“Florida’s insurance market has been the subject of extensive and often excellent journalism for more than two decades. The reporting has been accurate. It has exposed genuine misconduct, named real harms, and held real people accountable. It has done what journalism, at its best, does.”
But, as Don Brown (See NOTE#1) states in his “Story About the Wrong Story,” journalism has not resolved the crisis. He meticulously builds the case that the framework for telling the story has “…failed to expose the right villains.”
In his latest book, “Below Deck: The Story About the Wrong Story,” former independent agent, former Chair of the House Insurance Committee, and chronicler of Florida’s continuing failure to address what he penned the “900 Pound Gorilla in Your Living Room!”, … Don Brown tells us three important things at once: First, he extols youthful lessons of life on the Choctawhatchee Bay; second, he recounts how he failed attempting to apply those lessons to the legislative enactments he fought against.
And finally, “Below Deck” is a communication argument — about why the story Florida has been told about its insurance crisis is not merely insufficient but actively counterproductive, and what a different kind of conversation might produce.
The story Brown references is structurally incapable of reaching the problem that drives the crisis. It’s a “villain-victim” model, he argues…one that converts collaborators into adversaries.
According to Brown: “You can regulate every insurance executive in Florida with perfect rigor, pass every transparency bill ever proposed, and elect legislators of unimpeachable integrity to enforce it.

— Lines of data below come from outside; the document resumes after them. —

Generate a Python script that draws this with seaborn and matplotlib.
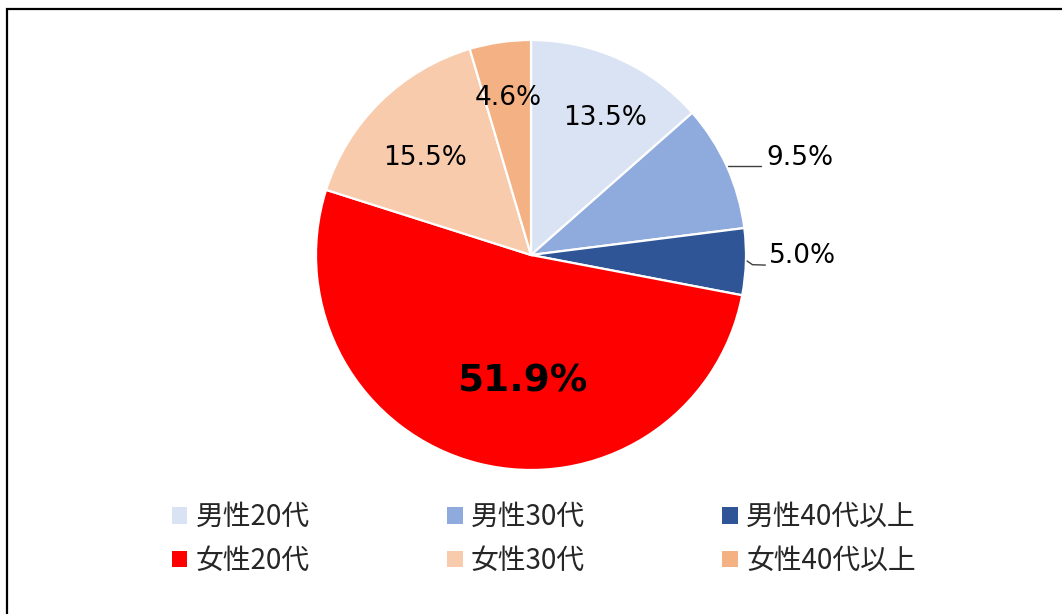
import matplotlib
matplotlib.use("Agg")
import matplotlib.pyplot as plt
import matplotlib.patches as mpatches
import numpy as np
import seaborn as sns

# data
labels = ["男性20代", "男性30代", "男性40代以上", "女性20代", "女性30代", "女性40代以上"]
shares = [13.5, 9.5, 5.0, 51.9, 15.5, 4.6]
colors = ["#DAE3F3", "#8FAADC", "#2F5597", "#FF0000", "#F8CBAD", "#F4B183"]
# label layout: radius factor inside the pie (None = outside) and small nudges
label_radius = [0.74, None, None, 0.58, 0.66, 0.74]
label_nudge = [(0.04, -0.035), (0, 0), (0, 0), (0.1, -0.025), (-0.03, -0.02), (0, 0)]

sns.set_theme(style="white")
plt.rcParams["font.family"] = ["DejaVu Sans", "Noto Sans CJK JP"]

fig = plt.figure(figsize=(10.62, 6.14), dpi=100)
W, H = 1062, 614
cx, cy, r = 531, 255, 215
ax = fig.add_axes([(cx - r) / W, (H - cy - r) / H, 2 * r / W, 2 * r / H])

palette = sns.color_palette(colors)
wedges, _ = ax.pie(shares, colors=palette, startangle=90, counterclock=False,
                   radius=1.0, wedgeprops=dict(edgecolor="white", linewidth=1.6))
ax.set_xlim(-1, 1)
ax.set_ylim(-1, 1)
ax.set_aspect("equal")
ax.axis("off")

for w, val, rad, (nx_, ny_) in zip(wedges, shares, label_radius, label_nudge):
    if rad is None:
        continue
    mid = np.deg2rad((w.theta1 + w.theta2) / 2)
    x, y = rad * np.cos(mid) + nx_, rad * np.sin(mid) + ny_
    txt = f"{val:.1f}%"
    if val > 50:
        ax.text(x, y, txt, ha="center", va="center", fontsize=27,
                fontweight="bold", color="black")
    else:
        ax.text(x, y, txt, ha="center", va="center", fontsize=19, color="black")

# outside labels with leader lines
ax.plot([0.916, 1.07], [0.414, 0.414], color="#404040", lw=1, clip_on=False)
ax.text(1.093, 0.452, f"{shares[1]:.1f}%", ha="left", va="center", fontsize=19,
        color="black", clip_on=False)
ax.plot([1.005, 1.03, 1.09], [-0.028, -0.045, -0.047], color="#404040", lw=1,
        clip_on=False)
ax.text(1.108, -0.005, f"{shares[2]:.1f}%", ha="left", va="center", fontsize=19,
        color="black", clip_on=False)

# legend, row-major order like the original
handles = [mpatches.Patch(facecolor=c, edgecolor="none") for c in palette]
order = [0, 3, 1, 4, 2, 5]
fig.legend([handles[i] for i in order], [labels[i] for i in order],
           ncol=3, loc="upper left", bbox_to_anchor=(172 / W, 1 - 502 / H),
           frameon=False, handlelength=0.55, handleheight=0.55,
           handletextpad=0.3, columnspacing=4.95, labelspacing=0.5,
           borderpad=0, borderaxespad=0,
           prop={"family": ["Noto Sans CJK JP"], "size": 20})

# chart frame (cropped on the right and bottom)
fig.patches.append(mpatches.Rectangle((7 / W, -0.1), 1.2, 1 - 9 / H + 0.1,
                                      transform=fig.transFigure, fill=False,
                                      edgecolor="black", linewidth=1.6))

fig.savefig("out.png", dpi=100)
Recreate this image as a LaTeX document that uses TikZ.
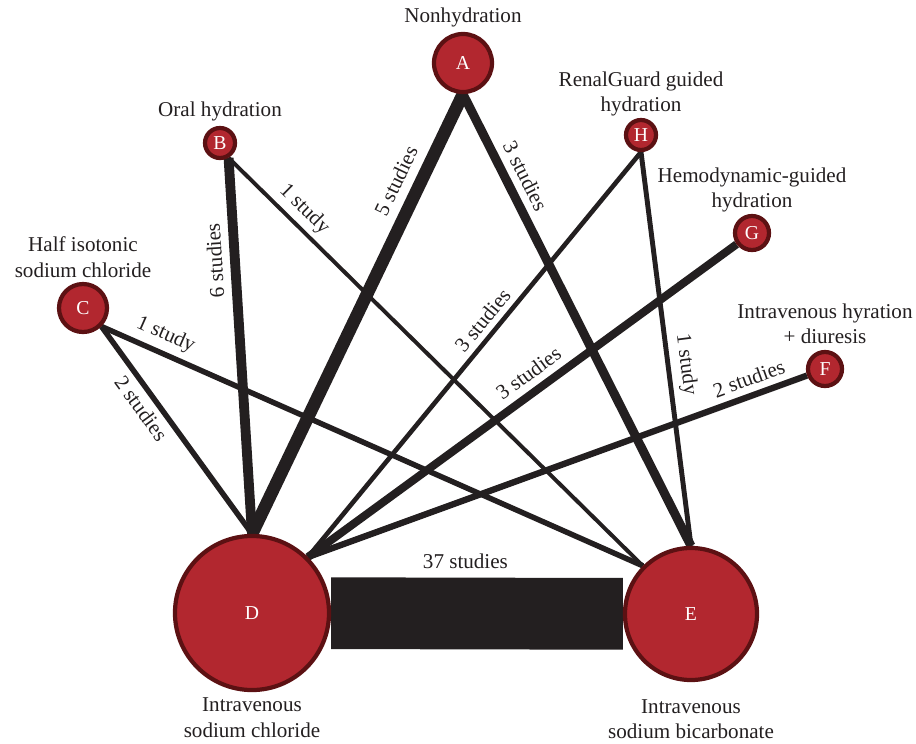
\documentclass[tikz,border=0pt]{standalone}
\usepackage{fontspec}
\setmainfont{Liberation Serif}
\usetikzlibrary{positioning, backgrounds}
\definecolor{trtred}{HTML}{B2272F}
\definecolor{trtrim}{HTML}{5C1113}
\definecolor{ink}{HTML}{231F20}
\tikzstyle{trt} = [draw=trtrim, fill=trtred, circle, line width=3pt,
    inner sep=0pt, text=white, font=\fontsize{14}{14}\selectfont]
\tikzstyle{trtname} = [align=center, inner sep=1pt, text=ink,
    font=\fontsize{15}{18}\selectfont]
\tikzstyle{edgeline} = [draw=ink]
\tikzstyle{studies} = [sloped, inner sep=1pt, outer sep=0pt, text=ink,
    font=\fontsize{15}{15}\selectfont]

\begin{document}
\begin{tikzpicture}[x=0.025cm, y=0.025cm]
        \useasboundingbox (0,0) rectangle (916,-744);

        \node[trt, minimum size=1.45cm](A) at (463,-63){A};
        \node[trt, minimum size=0.75cm](B) at (220,-143){B};
        \node[trt, minimum size=1.2cm](C) at (83,-308){C};
        \node[trt, minimum size=3.85cm](D) at (252,-613){D};
        \node[trt, minimum size=3.3cm](E) at (691,-614){E};
        \node[trt, minimum size=0.85cm](F) at (825,-369){F};
        \node[trt, minimum size=0.85cm](G) at (752,-233){G};
        \node[trt, minimum size=0.75cm](H) at (641,-135){H};

        \node[trtname, above=2pt of A](Atxt){Nonhydration};
        \node[trtname, above=2pt of B](Btxt){Oral hydration};
        \node[trtname, above=2pt of C](Ctxt){Half isotonic\\sodium chloride};
        \node[trtname, above=0pt of H](Htxt){RenalGuard guided\\hydration};
        \node[trtname, above=0pt of G](Gtxt){Hemodynamic-guided\\hydration};
        \node[trtname, above=3pt of F](Ftxt){Intravenous hyration\\+ diuresis};
        \node[trtname, below=3pt of D](Dtxt){Intravenous\\sodium chloride};
        \node[trtname, below=11pt of E](Etxt){Intravenous\\sodium bicarbonate};

        \begin{scope}[on background layer]
            \draw[edgeline, line width=51pt] (D) -- node[studies, above=31pt, pos=0.46]{37 studies} (E);
            \draw[edgeline, line width=9pt] (A.south) -- node[studies, above=10pt, pos=0.22]{5 studies} (D.north);
            \draw[edgeline, line width=6.4pt] (A.south) -- node[studies, above=7.2pt, pos=0.2]{3 studies} (E.north);
            \draw[edgeline, line width=7pt] (D.north) -- node[studies, allow upside down, above=8pt, pos=0.73]{6 studies} (B.-60);
            \draw[edgeline, line width=2.8pt] (B.-60) -- node[studies, above=3.9pt, pos=0.155]{1 study} (E.north west);
            \draw[edgeline, line width=3.9pt] (C.south east) -- node[studies, below=5pt, pos=0.35]{2 studies} (D.north);
            \draw[edgeline, line width=3.9pt] (C.south east) -- node[studies, above=5pt, pos=0.105]{1 study} (E.north west);
            \draw[edgeline, line width=3.3pt] (H.south) -- node[studies, above=4.7pt, pos=0.44]{3 studies} (D.north east);
            \draw[edgeline, line width=3.5pt] (H.south) -- node[studies, above=4.75pt, pos=0.545]{1 study} (E.north);
            \draw[edgeline, line width=5.7pt] (G) -- node[studies, above=6.9pt, pos=0.46]{3 studies} (D.north east);
            \draw[edgeline, line width=4.5pt] (F) -- node[studies, above=5.75pt, pos=0.105]{2 studies} (D.north east);
        \end{scope}
    \end{tikzpicture}
\end{document}
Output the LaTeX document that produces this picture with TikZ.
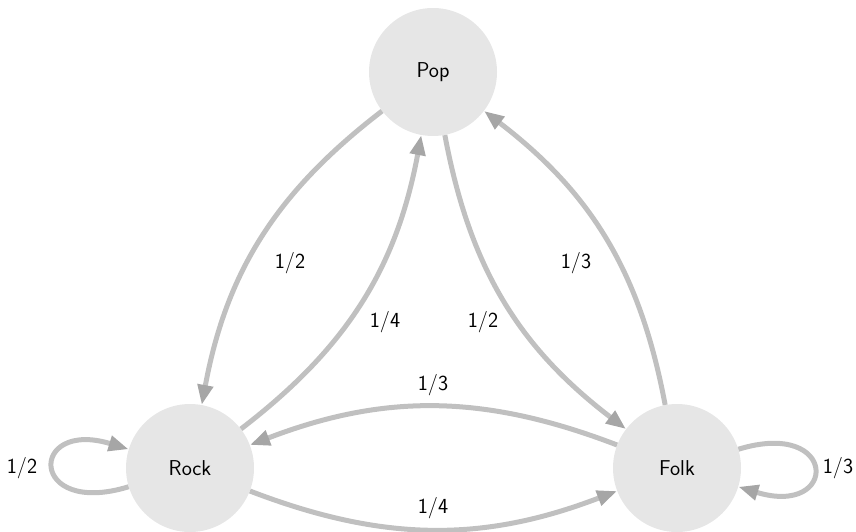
\documentclass[tikz,border=0pt]{standalone}
\usetikzlibrary{arrows.meta}
\definecolor{statefill}{HTML}{E6E6E6}
\definecolor{edgegray}{HTML}{C0C0C0}
\definecolor{tipgray}{HTML}{A6A6A6}
\begin{document}
\begin{tikzpicture}[x=1pt,y=1pt,
  font=\sffamily\fontsize{21.5}{25}\selectfont,
  state/.style={circle,fill=statefill,minimum size=128pt,inner sep=0pt},
  trans/.style={draw=edgegray,line width=5pt,
    -{Triangle[length=20pt,width=15pt,color=tipgray]}},
  prob/.style={inner sep=0pt}]
\useasboundingbox (0,0) rectangle (856,531);

% states
\node[state] (pop)  at (433,459) {Pop};
\node[state] (rock) at (190,63)  {Rock};
\node[state] (folk) at (677,63)  {Folk};

% transitions between states
\draw[trans] (pop)  to[bend right=21] (rock);
\draw[trans] (rock) to[bend right=21] (pop);
\draw[trans] (pop)  to[bend right=21] (folk);
\draw[trans] (folk) to[bend right=21] (pop);
\draw[trans] (folk) to[bend right=21] (rock);
\draw[trans] (rock) to[bend right=21] (folk);

% self loops
\draw[trans] (rock.197) .. controls +(197:105) and +(163:105) .. (rock.163);
\draw[trans] (folk.17) .. controls +(17:105) and +(-17:105) .. (folk.-17);

% transition probabilities
\node[prob] (lpr) at (290,268) {1/2};
\node[prob] (lrp) at (385,209) {1/4};
\node[prob] (lpf) at (483,209) {1/2};
\node[prob] (lfp) at (576,268) {1/3};
\node[prob] (lfr) at (433,146) {1/3};
\node[prob] (lrf) at (433,23)  {1/4};
\node[prob] (lrr) at (22,63)   {1/2};
\node[prob] (lff) at (838,63)  {1/3};
\end{tikzpicture}
\end{document}
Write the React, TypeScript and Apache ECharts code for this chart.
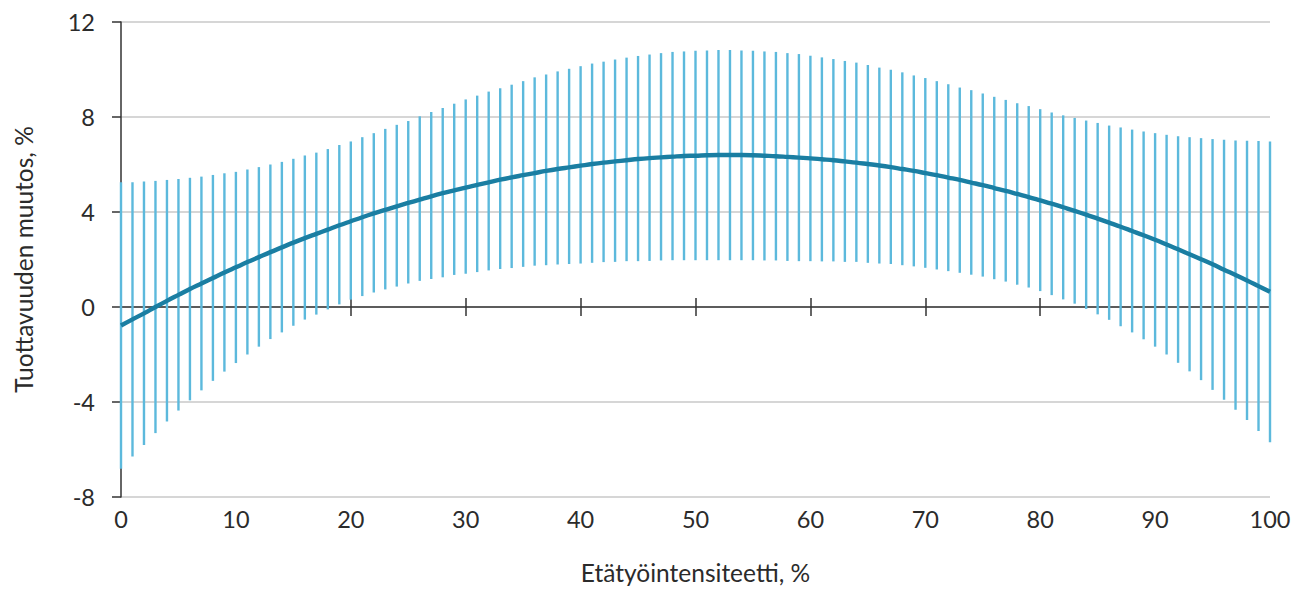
import React, { useEffect, useRef } from "react";
import * as echarts from "echarts";

const xValues: number[] = Array.from({ length: 101 }, (_, i) => i);

const upper: number[] = [
  5.25, 5.25, 5.28, 5.31, 5.35, 5.39, 5.44, 5.49, 5.56, 5.63,
  5.69, 5.79, 5.89, 6.0, 6.11, 6.24, 6.38, 6.5, 6.65, 6.82,
  6.97, 7.15, 7.32, 7.5, 7.67, 7.83, 8.03, 8.21, 8.38, 8.56,
  8.74, 8.9, 9.07, 9.21, 9.36, 9.51, 9.67, 9.79, 9.92, 10.03,
  10.14, 10.25, 10.33, 10.42, 10.5, 10.57, 10.63, 10.69, 10.74, 10.76,
  10.79, 10.8, 10.82, 10.82, 10.8, 10.79, 10.76, 10.74, 10.69, 10.65,
  10.58, 10.51, 10.44, 10.36, 10.29, 10.19, 10.08, 9.99, 9.88, 9.75,
  9.64, 9.51, 9.38, 9.24, 9.13, 8.99, 8.85, 8.72, 8.58, 8.46,
  8.33, 8.19, 8.07, 7.96, 7.85, 7.75, 7.64, 7.56, 7.47, 7.39,
  7.32, 7.25, 7.19, 7.15, 7.11, 7.07, 7.04, 7.01, 7.0, 6.99,
  6.97,
];

const lower: number[] = [
  -6.81, -6.29, -5.81, -5.31, -4.82, -4.36, -3.93, -3.51, -3.11, -2.72,
  -2.36, -2.0, -1.67, -1.35, -1.07, -0.79, -0.53, -0.32, -0.1, 0.11,
  0.31, 0.46, 0.61, 0.74, 0.86, 0.99, 1.1, 1.18, 1.25, 1.35,
  1.4, 1.47, 1.54, 1.6, 1.64, 1.69, 1.74, 1.76, 1.79, 1.81,
  1.83, 1.86, 1.89, 1.9, 1.93, 1.93, 1.94, 1.96, 1.97, 1.97,
  1.97, 1.97, 1.97, 1.97, 1.97, 1.97, 1.96, 1.96, 1.94, 1.93,
  1.93, 1.92, 1.92, 1.9, 1.9, 1.86, 1.83, 1.81, 1.76, 1.71,
  1.65, 1.58, 1.51, 1.44, 1.36, 1.28, 1.17, 1.07, 0.94, 0.82,
  0.67, 0.5, 0.32, 0.14, -0.08, -0.31, -0.54, -0.81, -1.07, -1.36,
  -1.67, -2.0, -2.35, -2.71, -3.08, -3.49, -3.9, -4.33, -4.76, -5.22,
  -5.69,
];

const center: number[] = [
  -0.78, -0.52, -0.27, 0.0, 0.26, 0.51, 0.76, 0.99, 1.22, 1.45,
  1.67, 1.89, 2.1, 2.31, 2.51, 2.71, 2.9, 3.08, 3.26, 3.44,
  3.61, 3.78, 3.94, 4.09, 4.24, 4.38, 4.52, 4.66, 4.79, 4.91,
  5.03, 5.14, 5.25, 5.36, 5.46, 5.55, 5.64, 5.73, 5.81, 5.88,
  5.95, 6.02, 6.08, 6.13, 6.18, 6.23, 6.27, 6.3, 6.33, 6.36,
  6.37, 6.39, 6.4, 6.4, 6.4, 6.39, 6.37, 6.35, 6.32, 6.29,
  6.26, 6.22, 6.18, 6.13, 6.08, 6.02, 5.96, 5.89, 5.81, 5.73,
  5.64, 5.55, 5.45, 5.35, 5.24, 5.13, 5.01, 4.89, 4.76, 4.63,
  4.49, 4.35, 4.2, 4.05, 3.89, 3.72, 3.55, 3.38, 3.2, 3.02,
  2.83, 2.63, 2.43, 2.22, 2.01, 1.8, 1.57, 1.35, 1.12, 0.88,
  0.64,
];

const xAxisTitle = "Etätyöintensiteetti, %";
const yAxisTitle = "Tuottavuuden muutos, %";

const FONT = "Lato";
const TEXT_COLOR = "#2b2b2b";
const AXIS_COLOR = "#333333";

export default function App() {
  const ref = useRef<HTMLDivElement>(null);

  useEffect(() => {
    if (!ref.current) return;
    const chart = echarts.init(ref.current, undefined, { renderer: "svg" });

    const barData = xValues.map((x, i) => [x, lower[i], upper[i]]);
    const lineData = xValues.map((x, i) => [x, center[i]]);

    const baseX = {
      type: "value" as const,
      min: 0,
      max: 100,
      interval: 10,
      splitLine: { show: false },
    };

    chart.setOption({
      animation: false,
      backgroundColor: "#ffffff",
      textStyle: { fontFamily: FONT },
      grid: { left: 121, right: 32, top: 22, bottom: 88, containLabel: false },
      xAxis: [
        {
          ...baseX,
          position: "bottom",
          axisLine: { show: false, onZero: false },
          axisTick: { show: false },
          axisLabel: {
            show: true,
            color: TEXT_COLOR,
            fontSize: 23.5,
            fontFamily: FONT,
            margin: 10,
          },
          name: xAxisTitle,
          nameLocation: "middle",
          nameGap: 63,
          nameTextStyle: { color: TEXT_COLOR, fontSize: 24.5, fontFamily: FONT },
        },
        {
          ...baseX,
          axisLine: {
            show: true,
            onZero: true,
            onZeroAxisIndex: 0,
            lineStyle: { color: AXIS_COLOR, width: 1.5 },
          },
          axisTick: {
            show: true,
            inside: true,
            length: 9,
            lineStyle: { color: AXIS_COLOR, width: 1.5 },
          },
          axisLabel: { show: false },
        },
        {
          ...baseX,
          axisLine: {
            show: false,
            onZero: true,
            onZeroAxisIndex: 0,
          },
          axisTick: {
            show: true,
            inside: false,
            length: 9,
            lineStyle: { color: AXIS_COLOR, width: 1.5 },
          },
          axisLabel: { show: false },
        },
      ],
      yAxis: {
        type: "value",
        min: -8,
        max: 12,
        interval: 4,
        axisLine: {
          show: true,
          onZero: false,
          lineStyle: { color: AXIS_COLOR, width: 1.5 },
        },
        axisTick: {
          show: true,
          inside: false,
          length: 9,
          lineStyle: { color: AXIS_COLOR, width: 1.5 },
        },
        axisLabel: {
          color: TEXT_COLOR,
          fontSize: 23.5,
          fontFamily: FONT,
          margin: 26,
        },
        splitLine: { show: true, lineStyle: { color: "#c9c9c9", width: 1.5 } },
        name: yAxisTitle,
        nameLocation: "middle",
        nameGap: 85,
        nameTextStyle: { color: TEXT_COLOR, fontSize: 24.5, fontFamily: FONT },
      },
      series: [
        {
          type: "custom",
          xAxisIndex: 0,
          yAxisIndex: 0,
          data: barData,
          encode: { x: 0, y: [1, 2] },
          z: 3,
          renderItem: (params: any, api: any) => {
            const x = api.value(0);
            const lo = api.coord([x, api.value(1)]);
            const hi = api.coord([x, api.value(2)]);
            return {
              type: "line",
              shape: { x1: lo[0], y1: lo[1], x2: hi[0], y2: hi[1] },
              style: { stroke: "#5cb9dc", lineWidth: 2.4 },
            };
          },
        },
        {
          type: "line",
          xAxisIndex: 0,
          yAxisIndex: 0,
          data: lineData,
          showSymbol: false,
          symbol: "none",
          smooth: 0.4,
          z: 5,
          lineStyle: { color: "#1a7ea2", width: 4.4 },
        },
      ],
    });

    return () => {
      chart.dispose();
    };
  }, []);

  return (
    <div
      ref={ref}
      style={{ position: "fixed", left: 0, top: 0, width: 1302, height: 590, background: "#fff" }}
    />
  );
}
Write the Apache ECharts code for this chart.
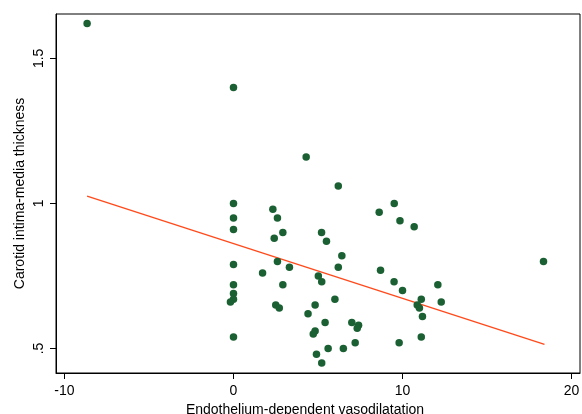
<!DOCTYPE html>
<html>
<head>
<meta charset="utf-8">
<script src="https://cdn.jsdelivr.net/npm/echarts@6/dist/echarts.min.js"></script>
<style>
html,body{margin:0;padding:0;background:#fff;}
#chart{width:582px;height:414px;}
</style>
</head>
<body>
<div id="chart"></div>
<script>
// Endothelium-dependent vasodilatation (x) values
var edvX = [-8.66, 0, 4.30, 6.20, 0, 9.51, 2.33, 8.62, 0, 2.60,
  9.85, 10.69, 0, 2.92, 5.21, 2.41, 5.50, 6.41, 18.34, 0,
  2.60, 3.31, 6.20, 8.70, 1.72, 5.02, 5.22, 9.50, 0, 2.92,
  12.09, 10.0, 0, 0, -0.18, 6.0, 11.11, 12.29, 2.50, 2.71,
  4.83, 10.87, 11.0, 4.41, 11.18, 5.42, 7.0, 7.40, 7.32, 4.83,
  4.72, 0, 11.11, 7.20, 9.80, 5.60, 6.50, 4.91, 5.22];
// Carotid intima-media thickness (y) values
var imtY = [1.62, 1.40, 1.16, 1.06, 1.00, 1.00, 0.98, 0.97, 0.95, 0.95,
  0.94, 0.92, 0.91, 0.90, 0.90, 0.88, 0.87, 0.82, 0.80, 0.79,
  0.80, 0.78, 0.78, 0.77, 0.76, 0.75, 0.73, 0.73, 0.72, 0.72,
  0.72, 0.70, 0.69, 0.67, 0.66, 0.67, 0.67, 0.66, 0.65, 0.64,
  0.65, 0.65, 0.64, 0.62, 0.61, 0.59, 0.59, 0.58, 0.57, 0.56,
  0.55, 0.54, 0.54, 0.52, 0.52, 0.50, 0.50, 0.48, 0.45];
// Fitted line end points
var fitX = [-8.66, 18.40];
var fitY = [1.025, 0.514];
// Tick labels
var xTicks = [-10, 0, 10, 20];
var yTicks = [0.5, 1, 1.5];
var yTickLabels = {0.5: '.5', 1: '1', 1.5: '1.5'};

var pts = edvX.map(function (x, i) { return [x, imtY[i]]; });
var fit = fitX.map(function (x, i) { return [x, fitY[i]]; });

var font = 'Liberation Sans, Arial, sans-serif';
var chart = echarts.init(document.getElementById('chart'), null, {renderer: 'canvas'});
chart.setOption({
  animation: false,
  backgroundColor: '#fff',
  grid: {left: 56, top: 14, right: 2, bottom: 41, show: true,
    outerBoundsMode: 'none', containLabel: false,
    borderColor: '#000', borderWidth: 1, backgroundColor: '#fff'},
  xAxis: {
    type: 'value', min: -10.5, max: 20.5,
    name: 'Endothelium-dependent vasodilatation',
    nameLocation: 'middle', nameGap: 26,
    nameTextStyle: {fontFamily: font, fontSize: 14, color: '#000', padding: [0, 26, 0, 0]},
    axisLine: {show: true, onZero: false, lineStyle: {color: '#000', width: 1}},
    axisTick: {show: true, length: 6, lineStyle: {color: '#000'}, customValues: xTicks},
    axisLabel: {fontFamily: font, fontSize: 14, color: '#000', margin: 11, customValues: xTicks},
    splitLine: {show: false}
  },
  yAxis: {
    type: 'value', min: 0.4156, max: 1.653,
    name: 'Carotid intima-media thickness',
    nameLocation: 'middle', nameGap: 29, nameRotate: 90, nameMoveOverlap: false,
    nameTextStyle: {fontFamily: font, fontSize: 14, color: '#000'},
    axisLine: {show: true, onZero: false, lineStyle: {color: '#000', width: 1}},
    axisTick: {show: true, length: 6, lineStyle: {color: '#000'}, customValues: yTicks},
    axisLabel: {fontFamily: font, fontSize: 14, color: '#000', margin: 10, rotate: 90,
      customValues: yTicks,
      formatter: function (v) { return yTickLabels[v] !== undefined ? yTickLabels[v] : String(v); }},
    splitLine: {show: false}
  },
  series: [
    {type: 'scatter', data: pts, symbol: 'circle', symbolSize: 7.5,
      itemStyle: {color: '#1a6032', opacity: 1}, z: 3},
    {type: 'line', data: fit, symbol: 'none', smooth: false,
      lineStyle: {color: '#ff4a1c', width: 1.4}, z: 2}
  ]
});
</script>
</body>
</html>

And when you have done all of that, Florida will still be a peninsula that accounts for 41 percent of U.S. hurricane landfalls, still adding 550 residents to high-risk coastal zones every day, with the RCI (Risk Concentration Index) still at 58 and moving toward the critical stress region.”
RCI or Risk Concentration Index is the calculation Brown developed to measure how far Florida’s residential insurance system has moved toward a point of no return, that is… “the boundary beyond which conventional insurance mechanisms become increasingly unable to function at prices households can afford.”
He points out that the degree of strain on the system depends on concentration: “…how much of total insured value sits in the storm path, and how much has piled up there over decades of coastal development.”
Brown’s index (RCI) runs from zero to one hundred and is calibrated against real market failures — Hawaii after Hurricane Iniki, Louisiana after Hurricane Katrina, Puerto Rico after Hurricane Maria. Below an RCI of approximately 45, private markets function normally. Between 46 and 63, markets show persistent stress. Between 64 and 68, the system enters a critical stress region where dysfunction becomes increasingly probable. Above 70, the calibration data from comparable jurisdictions suggests systemic failure becomes self-reinforcing.
With an RCI of 58, Florida is not only under “Persistent Stress” but, it is moving inexorably to “Critical” levels.
This fascinating methodology for helping policymakers calculate the value of their enactments, can move Florida away from politics altogether and instead to a lasered quest for longer-term solutions benefiting all Floridians, coastal and non-coastal. What would happen, for example, if all voters understood and employed such an index at the ballot box?
I found “Below Deck” to be an intriguing, thought provoking, read. I highly recommend this groundbreaker to anyone dealing with Florida’s property insurance market–especially those accountable policymakers and thought leaders in search of true reform.
Below Deck will be available shortly through Rebell Books and at dondbrownbooks.com.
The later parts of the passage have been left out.